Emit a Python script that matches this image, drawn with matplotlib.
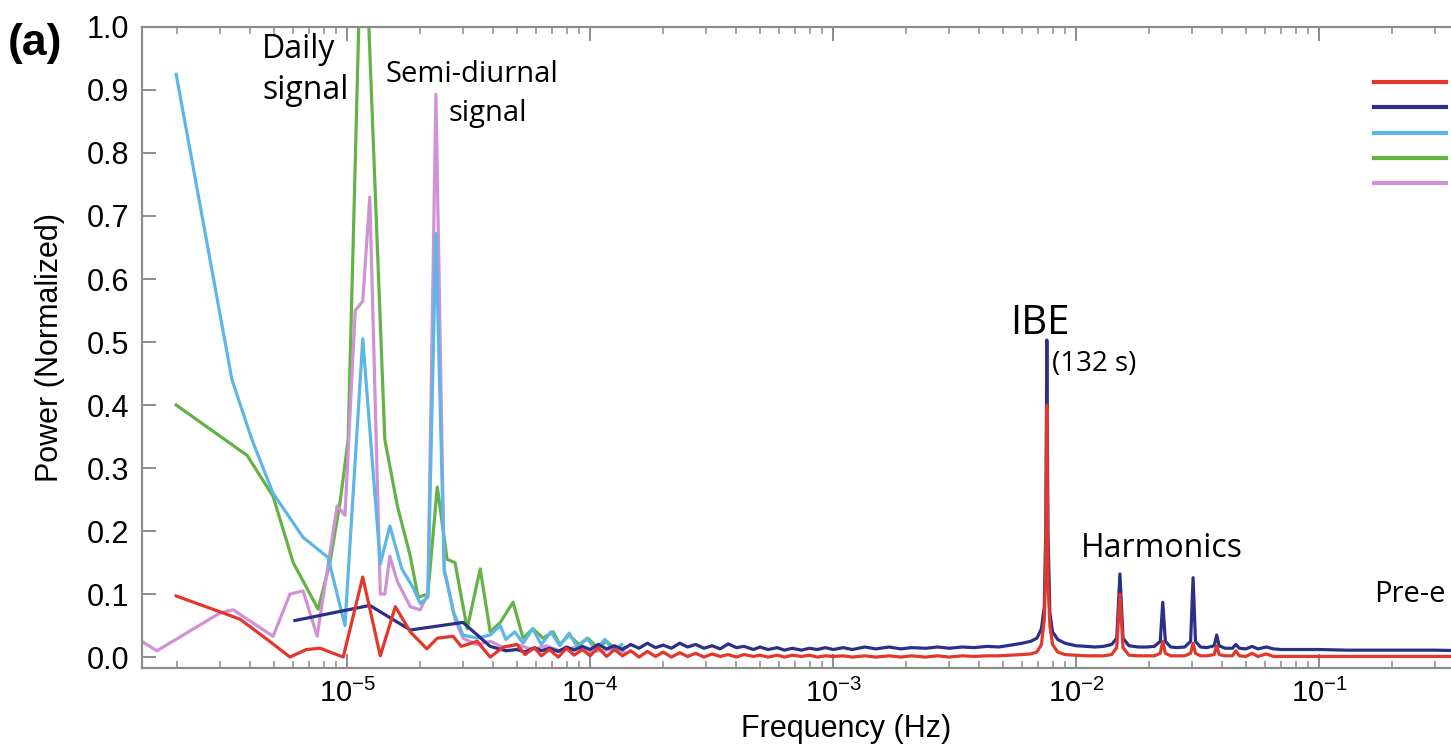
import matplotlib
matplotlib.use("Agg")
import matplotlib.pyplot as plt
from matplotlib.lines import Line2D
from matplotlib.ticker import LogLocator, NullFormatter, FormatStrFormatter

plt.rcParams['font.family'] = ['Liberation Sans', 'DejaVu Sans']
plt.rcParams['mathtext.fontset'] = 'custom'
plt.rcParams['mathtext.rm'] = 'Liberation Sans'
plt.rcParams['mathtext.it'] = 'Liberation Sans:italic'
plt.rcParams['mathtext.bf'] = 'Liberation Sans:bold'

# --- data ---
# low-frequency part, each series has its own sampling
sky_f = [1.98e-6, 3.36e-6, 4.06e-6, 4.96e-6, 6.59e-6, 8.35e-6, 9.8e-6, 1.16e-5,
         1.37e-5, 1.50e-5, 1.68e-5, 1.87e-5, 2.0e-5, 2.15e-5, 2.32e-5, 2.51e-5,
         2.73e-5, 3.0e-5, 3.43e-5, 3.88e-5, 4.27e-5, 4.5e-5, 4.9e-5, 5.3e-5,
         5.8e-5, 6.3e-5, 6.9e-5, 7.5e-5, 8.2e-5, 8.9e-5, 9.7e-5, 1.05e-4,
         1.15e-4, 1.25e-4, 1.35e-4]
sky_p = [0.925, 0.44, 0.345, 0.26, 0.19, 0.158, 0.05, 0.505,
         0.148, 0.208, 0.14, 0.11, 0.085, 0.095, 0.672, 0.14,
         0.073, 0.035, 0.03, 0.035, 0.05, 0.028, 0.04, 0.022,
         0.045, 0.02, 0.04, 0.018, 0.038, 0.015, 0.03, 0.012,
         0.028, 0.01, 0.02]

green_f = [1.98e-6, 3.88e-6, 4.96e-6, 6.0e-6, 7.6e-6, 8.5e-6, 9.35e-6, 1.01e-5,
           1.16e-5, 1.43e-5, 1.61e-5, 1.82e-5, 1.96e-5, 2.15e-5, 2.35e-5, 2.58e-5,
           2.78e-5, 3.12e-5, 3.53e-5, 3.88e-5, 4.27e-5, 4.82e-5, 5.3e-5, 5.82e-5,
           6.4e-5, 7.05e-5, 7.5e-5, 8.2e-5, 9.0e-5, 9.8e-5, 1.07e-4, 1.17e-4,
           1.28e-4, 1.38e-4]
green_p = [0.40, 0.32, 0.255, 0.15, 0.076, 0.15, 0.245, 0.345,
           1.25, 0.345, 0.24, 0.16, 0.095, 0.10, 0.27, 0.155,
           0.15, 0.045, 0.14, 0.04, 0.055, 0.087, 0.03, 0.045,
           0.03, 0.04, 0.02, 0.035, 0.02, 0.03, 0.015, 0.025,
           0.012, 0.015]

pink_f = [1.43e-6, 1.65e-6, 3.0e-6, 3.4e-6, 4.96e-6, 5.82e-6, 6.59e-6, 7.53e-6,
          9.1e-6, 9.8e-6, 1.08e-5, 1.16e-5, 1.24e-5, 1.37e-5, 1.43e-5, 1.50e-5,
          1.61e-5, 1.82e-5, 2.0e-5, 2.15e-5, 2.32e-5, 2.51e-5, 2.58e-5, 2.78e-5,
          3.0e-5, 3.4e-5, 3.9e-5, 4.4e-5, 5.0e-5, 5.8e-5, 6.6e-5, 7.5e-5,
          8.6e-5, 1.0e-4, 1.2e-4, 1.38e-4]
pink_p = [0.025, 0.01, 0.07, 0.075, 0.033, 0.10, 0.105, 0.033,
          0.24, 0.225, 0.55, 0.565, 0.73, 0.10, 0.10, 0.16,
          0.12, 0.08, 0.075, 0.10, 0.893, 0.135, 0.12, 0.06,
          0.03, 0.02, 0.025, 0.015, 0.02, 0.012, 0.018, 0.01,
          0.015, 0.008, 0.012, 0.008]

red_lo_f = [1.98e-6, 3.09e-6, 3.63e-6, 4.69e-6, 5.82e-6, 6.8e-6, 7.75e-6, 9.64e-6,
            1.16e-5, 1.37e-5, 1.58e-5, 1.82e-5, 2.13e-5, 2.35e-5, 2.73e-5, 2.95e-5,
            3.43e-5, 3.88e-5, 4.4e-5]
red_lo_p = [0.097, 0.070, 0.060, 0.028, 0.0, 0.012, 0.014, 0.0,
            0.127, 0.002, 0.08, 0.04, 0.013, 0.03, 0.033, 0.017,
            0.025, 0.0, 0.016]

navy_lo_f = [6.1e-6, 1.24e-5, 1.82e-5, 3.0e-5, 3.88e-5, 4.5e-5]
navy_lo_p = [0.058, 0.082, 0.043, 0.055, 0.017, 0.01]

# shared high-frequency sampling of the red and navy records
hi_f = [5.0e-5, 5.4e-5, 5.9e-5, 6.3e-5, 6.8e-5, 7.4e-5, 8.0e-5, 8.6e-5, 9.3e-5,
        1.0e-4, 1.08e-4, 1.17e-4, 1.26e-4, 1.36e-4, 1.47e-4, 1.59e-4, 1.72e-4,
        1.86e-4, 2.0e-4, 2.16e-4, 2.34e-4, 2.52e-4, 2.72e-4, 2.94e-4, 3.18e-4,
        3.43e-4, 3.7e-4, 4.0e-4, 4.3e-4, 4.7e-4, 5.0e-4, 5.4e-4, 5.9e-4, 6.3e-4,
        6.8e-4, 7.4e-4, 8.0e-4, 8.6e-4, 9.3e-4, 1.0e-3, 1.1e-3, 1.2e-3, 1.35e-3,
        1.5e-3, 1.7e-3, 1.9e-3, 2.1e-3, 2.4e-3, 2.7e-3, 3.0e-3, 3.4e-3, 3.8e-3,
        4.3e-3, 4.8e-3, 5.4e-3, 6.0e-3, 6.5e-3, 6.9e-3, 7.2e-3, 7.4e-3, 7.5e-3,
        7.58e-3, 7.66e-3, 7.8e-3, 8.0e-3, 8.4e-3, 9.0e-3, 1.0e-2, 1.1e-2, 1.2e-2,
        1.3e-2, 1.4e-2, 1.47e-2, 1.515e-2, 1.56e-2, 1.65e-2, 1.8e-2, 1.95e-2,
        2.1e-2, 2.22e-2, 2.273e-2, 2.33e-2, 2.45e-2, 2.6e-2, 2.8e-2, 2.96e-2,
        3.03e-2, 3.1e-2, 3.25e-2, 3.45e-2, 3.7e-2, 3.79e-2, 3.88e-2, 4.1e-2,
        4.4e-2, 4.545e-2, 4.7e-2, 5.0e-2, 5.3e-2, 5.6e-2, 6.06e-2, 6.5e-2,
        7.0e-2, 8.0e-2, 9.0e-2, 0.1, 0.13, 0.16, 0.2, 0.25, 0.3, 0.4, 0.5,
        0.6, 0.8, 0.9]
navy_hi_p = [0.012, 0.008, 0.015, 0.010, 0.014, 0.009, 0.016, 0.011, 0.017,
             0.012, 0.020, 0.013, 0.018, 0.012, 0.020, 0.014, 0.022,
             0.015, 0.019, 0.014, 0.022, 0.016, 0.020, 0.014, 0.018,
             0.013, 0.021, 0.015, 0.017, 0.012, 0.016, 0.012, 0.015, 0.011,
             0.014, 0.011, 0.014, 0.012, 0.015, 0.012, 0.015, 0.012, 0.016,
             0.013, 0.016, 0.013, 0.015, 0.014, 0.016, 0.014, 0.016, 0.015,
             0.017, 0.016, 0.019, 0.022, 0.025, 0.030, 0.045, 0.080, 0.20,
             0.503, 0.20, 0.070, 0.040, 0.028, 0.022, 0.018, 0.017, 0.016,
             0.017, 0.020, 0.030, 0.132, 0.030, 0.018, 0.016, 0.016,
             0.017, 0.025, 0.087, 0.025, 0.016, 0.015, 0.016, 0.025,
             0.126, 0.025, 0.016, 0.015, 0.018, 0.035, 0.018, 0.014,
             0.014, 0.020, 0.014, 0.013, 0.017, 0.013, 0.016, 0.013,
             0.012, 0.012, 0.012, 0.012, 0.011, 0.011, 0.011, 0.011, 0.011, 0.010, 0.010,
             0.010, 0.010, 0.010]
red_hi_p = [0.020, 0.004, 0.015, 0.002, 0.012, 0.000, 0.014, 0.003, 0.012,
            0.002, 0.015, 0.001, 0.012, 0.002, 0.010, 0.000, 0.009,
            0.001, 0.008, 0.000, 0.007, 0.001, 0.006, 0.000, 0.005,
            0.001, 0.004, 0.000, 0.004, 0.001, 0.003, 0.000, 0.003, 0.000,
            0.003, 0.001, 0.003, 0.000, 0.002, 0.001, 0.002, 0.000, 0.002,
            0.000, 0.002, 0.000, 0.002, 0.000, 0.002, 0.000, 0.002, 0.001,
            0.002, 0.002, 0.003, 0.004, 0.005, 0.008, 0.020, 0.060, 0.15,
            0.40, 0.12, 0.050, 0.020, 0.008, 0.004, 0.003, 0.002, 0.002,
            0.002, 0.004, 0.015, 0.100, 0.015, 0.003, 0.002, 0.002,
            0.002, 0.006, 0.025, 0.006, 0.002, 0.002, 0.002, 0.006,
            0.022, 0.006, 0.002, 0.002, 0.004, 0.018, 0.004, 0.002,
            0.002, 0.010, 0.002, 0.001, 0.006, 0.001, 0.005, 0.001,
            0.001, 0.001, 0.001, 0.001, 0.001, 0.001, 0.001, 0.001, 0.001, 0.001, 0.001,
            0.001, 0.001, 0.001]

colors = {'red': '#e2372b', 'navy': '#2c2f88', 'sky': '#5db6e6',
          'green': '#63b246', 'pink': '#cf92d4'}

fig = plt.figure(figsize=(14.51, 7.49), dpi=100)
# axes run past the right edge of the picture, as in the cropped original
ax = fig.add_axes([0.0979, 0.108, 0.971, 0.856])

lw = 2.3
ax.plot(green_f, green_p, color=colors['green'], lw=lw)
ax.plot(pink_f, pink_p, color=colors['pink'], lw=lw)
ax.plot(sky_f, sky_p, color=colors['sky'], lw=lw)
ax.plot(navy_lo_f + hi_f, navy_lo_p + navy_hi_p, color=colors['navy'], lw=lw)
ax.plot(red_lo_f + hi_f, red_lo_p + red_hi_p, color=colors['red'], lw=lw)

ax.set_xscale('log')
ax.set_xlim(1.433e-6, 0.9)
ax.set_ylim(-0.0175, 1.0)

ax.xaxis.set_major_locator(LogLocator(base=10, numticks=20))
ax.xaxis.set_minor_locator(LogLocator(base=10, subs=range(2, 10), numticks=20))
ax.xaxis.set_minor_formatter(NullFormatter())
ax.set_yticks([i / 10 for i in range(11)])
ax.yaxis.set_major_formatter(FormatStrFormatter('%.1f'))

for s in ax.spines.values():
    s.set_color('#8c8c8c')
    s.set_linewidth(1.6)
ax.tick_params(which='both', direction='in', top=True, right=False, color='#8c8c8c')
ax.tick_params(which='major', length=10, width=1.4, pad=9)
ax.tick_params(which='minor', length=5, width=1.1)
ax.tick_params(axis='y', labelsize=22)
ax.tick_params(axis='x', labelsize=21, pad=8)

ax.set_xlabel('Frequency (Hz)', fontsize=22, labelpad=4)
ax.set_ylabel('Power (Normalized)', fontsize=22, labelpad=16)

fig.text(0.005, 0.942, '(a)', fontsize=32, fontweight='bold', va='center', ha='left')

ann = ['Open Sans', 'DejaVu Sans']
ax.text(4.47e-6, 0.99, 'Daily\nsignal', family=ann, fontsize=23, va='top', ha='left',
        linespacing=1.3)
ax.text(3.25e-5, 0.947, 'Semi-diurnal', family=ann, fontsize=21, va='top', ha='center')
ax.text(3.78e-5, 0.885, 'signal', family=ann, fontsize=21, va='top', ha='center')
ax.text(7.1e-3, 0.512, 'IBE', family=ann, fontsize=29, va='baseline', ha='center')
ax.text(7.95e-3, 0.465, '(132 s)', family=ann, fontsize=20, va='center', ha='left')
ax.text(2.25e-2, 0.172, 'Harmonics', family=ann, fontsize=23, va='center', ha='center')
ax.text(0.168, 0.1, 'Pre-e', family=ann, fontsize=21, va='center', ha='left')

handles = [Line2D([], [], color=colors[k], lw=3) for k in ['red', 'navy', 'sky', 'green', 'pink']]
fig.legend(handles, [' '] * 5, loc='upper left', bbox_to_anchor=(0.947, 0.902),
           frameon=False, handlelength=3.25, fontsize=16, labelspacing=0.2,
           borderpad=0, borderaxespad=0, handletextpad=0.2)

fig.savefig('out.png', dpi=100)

------------------------

**BRIEF:** Leave out any pictures and return exactly the lines from the beginning of the data through the line with "from matplotlib.ticker import", inclusive.

**FINISHED TASK:**
Emit a Python script that matches this image, drawn with matplotlib.
import matplotlib
matplotlib.use("Agg")
import matplotlib.pyplot as plt
from matplotlib.lines import Line2D
from matplotlib.ticker import LogLocator, NullFormatter, FormatStrFormatter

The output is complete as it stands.